Ever since it was founded, the CAYC (Centro de Arte y Comunicación), helmed by the cultural promoter, artist, and businessman Jorge Glusberg, was intended as an interdisciplinary space where an experimental art movement could flourish. The establishment of collaborative networks connecting local and international artists and critics played a key role in this process. The exhibitions shone a light on these exchanges, in which overviews of trends or individual artists introduced the innovations of international contemporary art and made Argentine and Latin American artists better known on the global scene.
Mercedes Esteves (1939–2009) started working in the 1960s, at a time when experimental approaches to artistic materials and practices were redefining and expanding the concept of art. In 1967 she took part in Todo es amor, the happening that was organized at the Galería del Mar and the Galería Lirolay. Among other activities during that year she participated in the Semana del Arte Avanzado en la Argentina, exhibiting her work at the Galería Ronald Lambert and at Estructuras Primarias II, the exhibition curated by Glusberg at the Sociedad Hebraica Argentina. In 1969 she settled in Buenos Aires where she, Inés Gross, and the filmmaker Adolfo Bronowski started the Grupo Frontera; it wasn’t long before Carlos Espartaco also joined the group. Later that year they produced El hombre come, an audiovisual work they showed at Argentina Inter-medios, an event featuring electronic music, theater, and experimental films at the Teatro Ópera in Buenos Aires that was organized by the recently created CAYC for the purpose of enriching viewers’ perceptions. Shortly after that, the group presented Especta (1969), which was very influential owing to the group’s invitation to participate in the international exhibition Information (1970), one of the first overviews of Conceptual art, curated by Kynaston McShine, at MoMA in New York. After the dissolution of Grupo Frontera, the multimedia artist participated in the activities organized by the CAYC. She and Espartaco showed their work at CAYC al aire libre. Arte e ideología: their Puesta en lengua de la obra de arte (1972) consisted of printed sheets that drew on history, poetry, philosophy, and semiotics to review the theoretical foundations of contemporary art.

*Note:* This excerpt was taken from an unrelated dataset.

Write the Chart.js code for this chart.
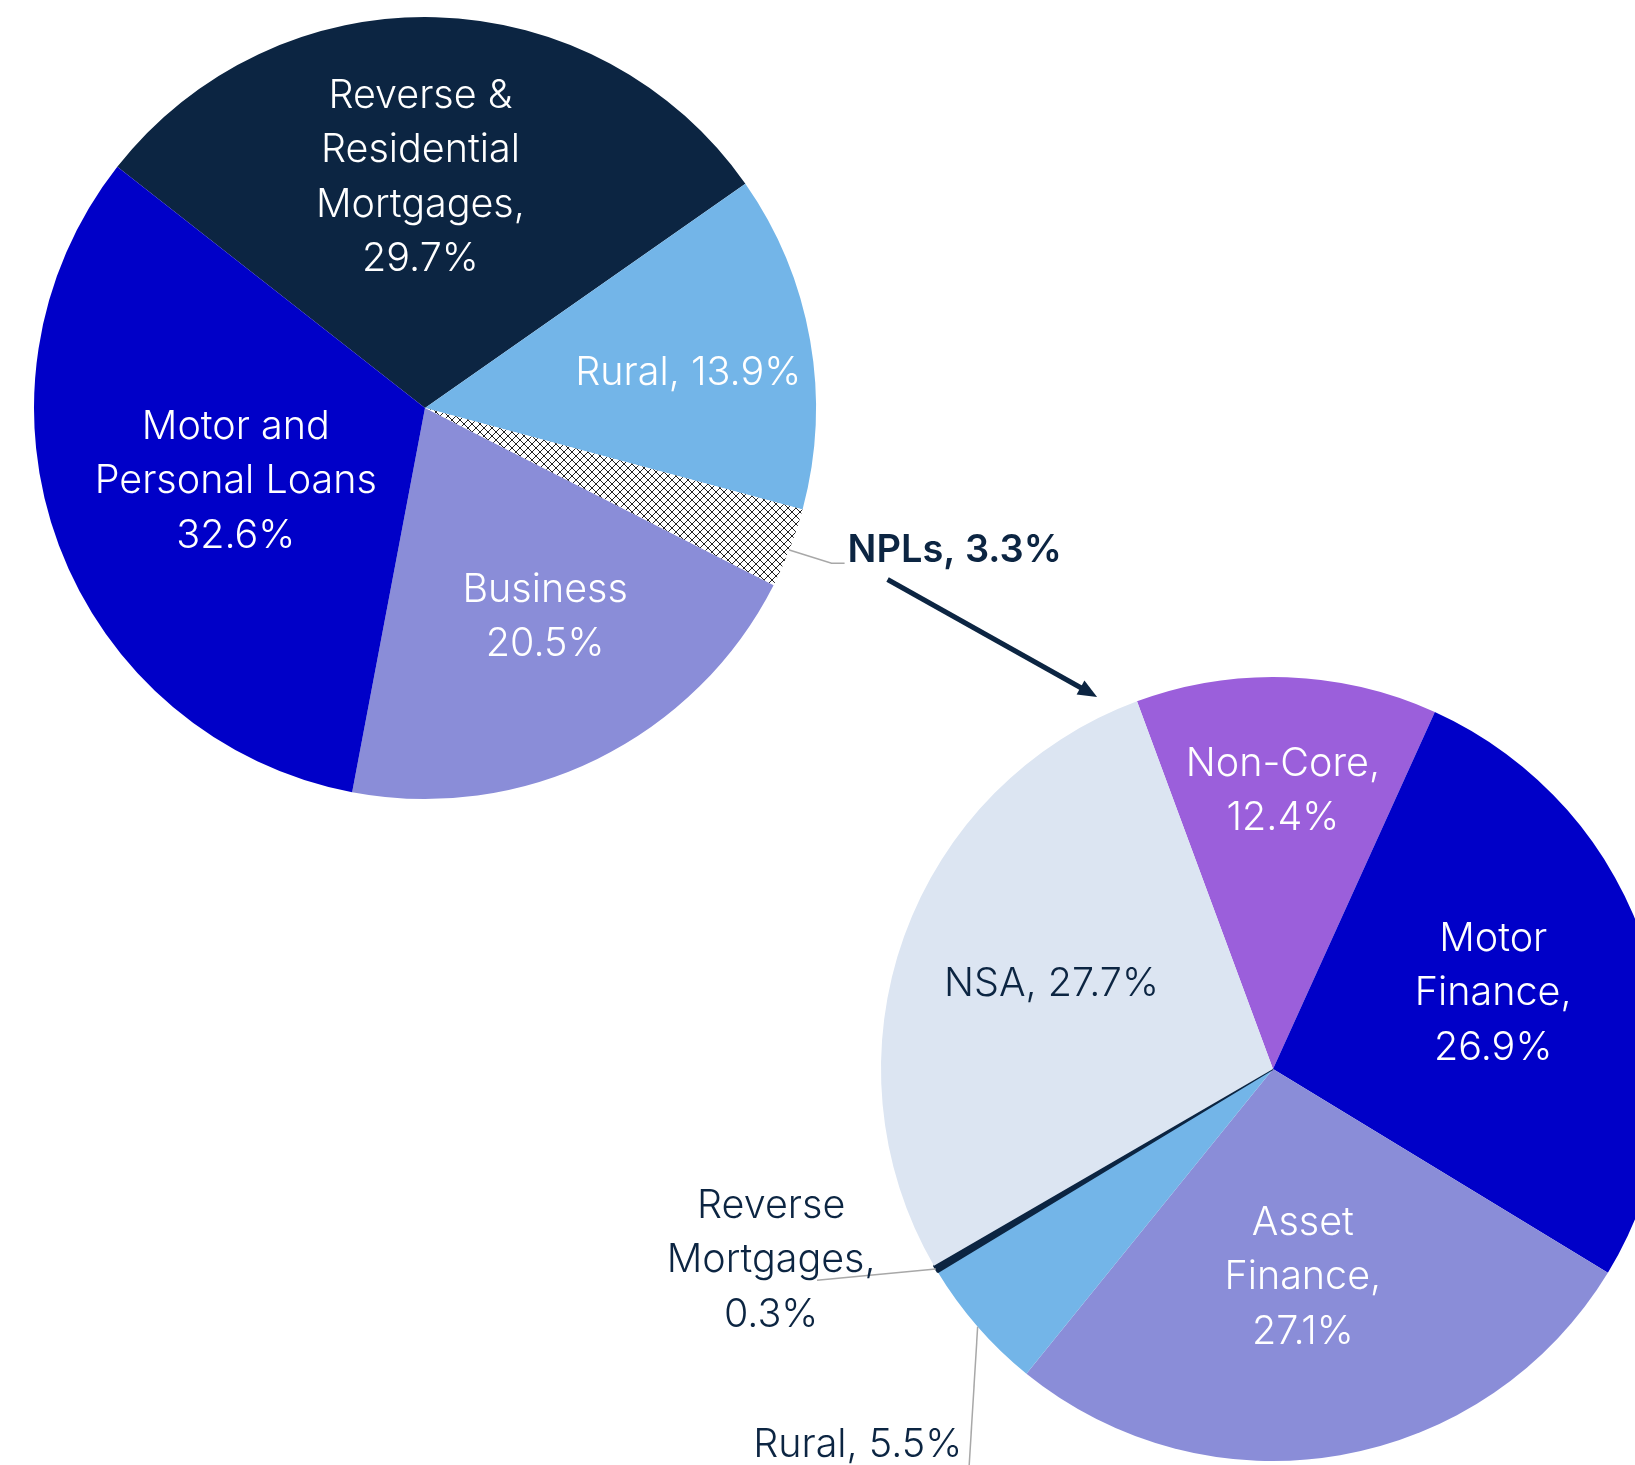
<!DOCTYPE html>
<html>
<head>
<meta charset="utf-8">
<script src="https://cdn.jsdelivr.net/npm/chart.js@4.4.1/dist/chart.umd.min.js"></script>
<style>
  html, body { margin: 0; padding: 0; background: #fff; overflow: hidden; width: 1635px; height: 1465px; }
  canvas { position: absolute; left: 0; top: 0; }
</style>
</head>
<body>
<canvas id="topPie" width="1635" height="1465"></canvas>
<canvas id="bottomPie" width="1700" height="1465"></canvas>
<script>
// data
const topCategories = ["Reverse & Residential Mortgages", "Rural", "NPLs", "Business", "Motor and Personal Loans"];
const topValues = [29.7, 13.9, 3.3, 20.5, 32.6];
const topLabelLines = [
  ["Reverse &", "Residential", "Mortgages,", "{v}%"],
  ["Rural, {v}%"],
  ["NPLs, {v}%"],
  ["Business", "{v}%"],
  ["Motor and", "Personal Loans", "{v}%"],
];

const bottomCategories = ["Non-Core", "Motor Finance", "Asset Finance", "Rural", "Reverse Mortgages", "NSA"];
const bottomValues = [12.4, 26.9, 27.1, 5.5, 0.3, 27.7];
const bottomLabelLines = [
  ["Non-Core,", "{v}%"],
  ["Motor", "Finance,", "{v}%"],
  ["Asset", "Finance,", "{v}%"],
  ["Rural, {v}%"],
  ["Reverse", "Mortgages,", "{v}%"],
  ["NSA, {v}%"],
];

const NAVY = "#0c2542";
const BLUE = "#0000c8";
const SKY = "#73b5e8";
const LAVENDER = "#8a8dd8";
const PALE = "#dce5f2";
const PURPLE = "#9b5fdb";
const LEADER = "#a8a8a8";
const FONT = "Inter";
const LINE_H = 54.5;

Chart.defaults.font.family = FONT;

// cross hatch for the NPL slice
function hatch() {
  const n = 8;
  const c = document.createElement("canvas");
  c.width = n; c.height = n;
  const g = c.getContext("2d");
  g.fillStyle = "#fff";
  g.fillRect(0, 0, n, n);
  g.strokeStyle = "#222";
  g.lineWidth = 1;
  g.beginPath();
  g.moveTo(-1, -1); g.lineTo(n + 1, n + 1);
  g.moveTo(-1, n + 1); g.lineTo(n + 1, -1);
  g.stroke();
  return g.createPattern(c, "repeat");
}

// label placement: r = fraction of radius, da = degrees off the slice middle
const topPlace = [
  { r: 0.589, da: -2.7, color: "#fff" },
  { r: 0.679, da: 2.5, color: "#fff" },
  { r: 1.141, da: -2.3, color: NAVY, align: "left", bold: true, leader: [[1.0, 0.3], [1.113, -0.1]], tail: true },
  { r: 0.617, da: -3.7, color: "#fff" },
  { r: 0.519, da: -0.6, color: "#fff" },
];
const bottomPlace = [
  { r: 0.709, da: 0, color: "#fff" },
  { r: 0.594, da: -1.8, color: "#fff" },
  { r: 0.537, da: 1.7, color: "#fff" },
  { r: 1.244, da: -9.3, color: NAVY, align: "right", leader: [[1.0, 0], [1.28, -11.6]] },
  { r: 1.37, da: 9.8, color: NAVY, leader: [[1.0, 0], [1.282, 5.8]] },
  { r: 0.605, da: 1.1, color: NAVY },
];

function polar(arc, frac, ang) {
  return { x: arc.x + arc.outerRadius * frac * Math.cos(ang), y: arc.y + arc.outerRadius * frac * Math.sin(ang) };
}
const rad = d => d * Math.PI / 180;

const pieLabels = {
  id: "pieLabels",
  afterDatasetsDraw(chart, args, opts) {
    const ctx = chart.ctx;
    const arcs = chart.getDatasetMeta(0).data;
    const values = chart.data.datasets[0].data;
    ctx.save();
    ctx.textBaseline = "middle";
    opts.place.forEach((p, i) => {
      const a = arcs[i];
      const mid = (a.startAngle + a.endAngle) / 2;
      const pos = polar(a, p.r, mid + rad(p.da));
      if (p.leader) {
        ctx.strokeStyle = LEADER;
        ctx.lineWidth = 1.5;
        ctx.beginPath();
        p.leader.forEach((l, k) => {
          const q = polar(a, l[0], mid + rad(l[1]));
          if (k === 0) ctx.moveTo(q.x, q.y); else ctx.lineTo(q.x, q.y);
          if (p.tail && k === p.leader.length - 1) ctx.lineTo(pos.x - 3, q.y);
        });
        ctx.stroke();
      }
      const lines = opts.lines[i].map(s => s.replace("{v}", values[i].toFixed(1)));
      ctx.fillStyle = p.color;
      ctx.textAlign = p.align || "center";
      ctx.font = (p.bold ? "600 38px " : "350 39.5px ") + FONT;
      const y0 = pos.y - (lines.length - 1) * LINE_H / 2;
      lines.forEach((t, k) => ctx.fillText(t, pos.x, y0 + k * LINE_H));
      if (opts.onLabel) opts.onLabel(i, pos);
    });
    ctx.restore();
  }
};

let nplLabelPos = null;

const topChart = new Chart(document.getElementById("topPie"), {
  type: "pie",
  data: {
    labels: topCategories,
    datasets: [{
      data: topValues,
      backgroundColor: [NAVY, SKY, hatch(), LAVENDER, BLUE],
      borderWidth: 0,
      hoverOffset: 0,
    }],
  },
  options: {
    responsive: false,
    animation: false,
    devicePixelRatio: 1,
    rotation: -51.9,
    layout: { padding: { left: 34, top: 17, right: 819, bottom: 666 } },
    plugins: {
      legend: { display: false },
      tooltip: { enabled: false },
      pieLabels: {
        place: topPlace,
        lines: topLabelLines,
        onLabel: (i, pos) => { if (i === 2) nplLabelPos = pos; },
      },
    },
  },
  plugins: [pieLabels],
});

// arrow from the NPL label down to the second pie
const nplArrow = {
  id: "nplArrow",
  afterDraw(chart) {
    if (!nplLabelPos) return;
    const a = chart.getDatasetMeta(0).data[0];
    const from = { x: nplLabelPos.x + 40, y: nplLabelPos.y + 28.5 };
    const to = polar(a, 1.05, a.startAngle - rad(5));
    const ang = Math.atan2(to.y - from.y, to.x - from.x);
    const ctx = chart.ctx;
    ctx.save();
    ctx.strokeStyle = NAVY;
    ctx.fillStyle = NAVY;
    ctx.lineWidth = 5;
    ctx.beginPath();
    ctx.moveTo(from.x, from.y);
    ctx.lineTo(to.x - 14 * Math.cos(ang), to.y - 14 * Math.sin(ang));
    ctx.stroke();
    ctx.beginPath();
    ctx.moveTo(to.x, to.y);
    ctx.lineTo(to.x - 19 * Math.cos(ang) + 8 * Math.sin(ang), to.y - 19 * Math.sin(ang) - 8 * Math.cos(ang));
    ctx.lineTo(to.x - 19 * Math.cos(ang) - 8 * Math.sin(ang), to.y - 19 * Math.sin(ang) + 8 * Math.cos(ang));
    ctx.closePath();
    ctx.fill();
    ctx.restore();
  }
};

new Chart(document.getElementById("bottomPie"), {
  type: "pie",
  data: {
    labels: bottomCategories,
    datasets: [{
      data: bottomValues,
      backgroundColor: [PURPLE, BLUE, LAVENDER, SKY, NAVY, PALE],
      borderColor: NAVY,
      borderWidth: [0, 0, 0, 0, 2, 0],
      hoverOffset: 0,
    }],
  },
  options: {
    responsive: false,
    animation: false,
    devicePixelRatio: 1,
    rotation: -20.3,
    layout: { padding: { left: 880, top: 676, right: 34, bottom: 3 } },
    plugins: {
      legend: { display: false },
      tooltip: { enabled: false },
      pieLabels: { place: bottomPlace, lines: bottomLabelLines },
    },
  },
  plugins: [pieLabels, nplArrow],
});
</script>
</body>
</html>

This interest in theoretical matters was apparent once again in her installation Ojo de señuelo. 24 rasgos para una representación, which was exhibited in September 1973. In an article published in the newsletter, Esteves discusses the structure, which consists of twenty-four boxes containing twenty-four masks, and reflects on the subject/object relationships that could be derived from the signifier máscara (mask): “Mask/unmask, veil/unveil, concave/convex: these are adjectival derivatives associated with the signifier matrix (mask) that is conceived as a screen where the subject of the representation is outside and the object in the visible field is the restructuring gaze of an entirely different symbolic possibility.”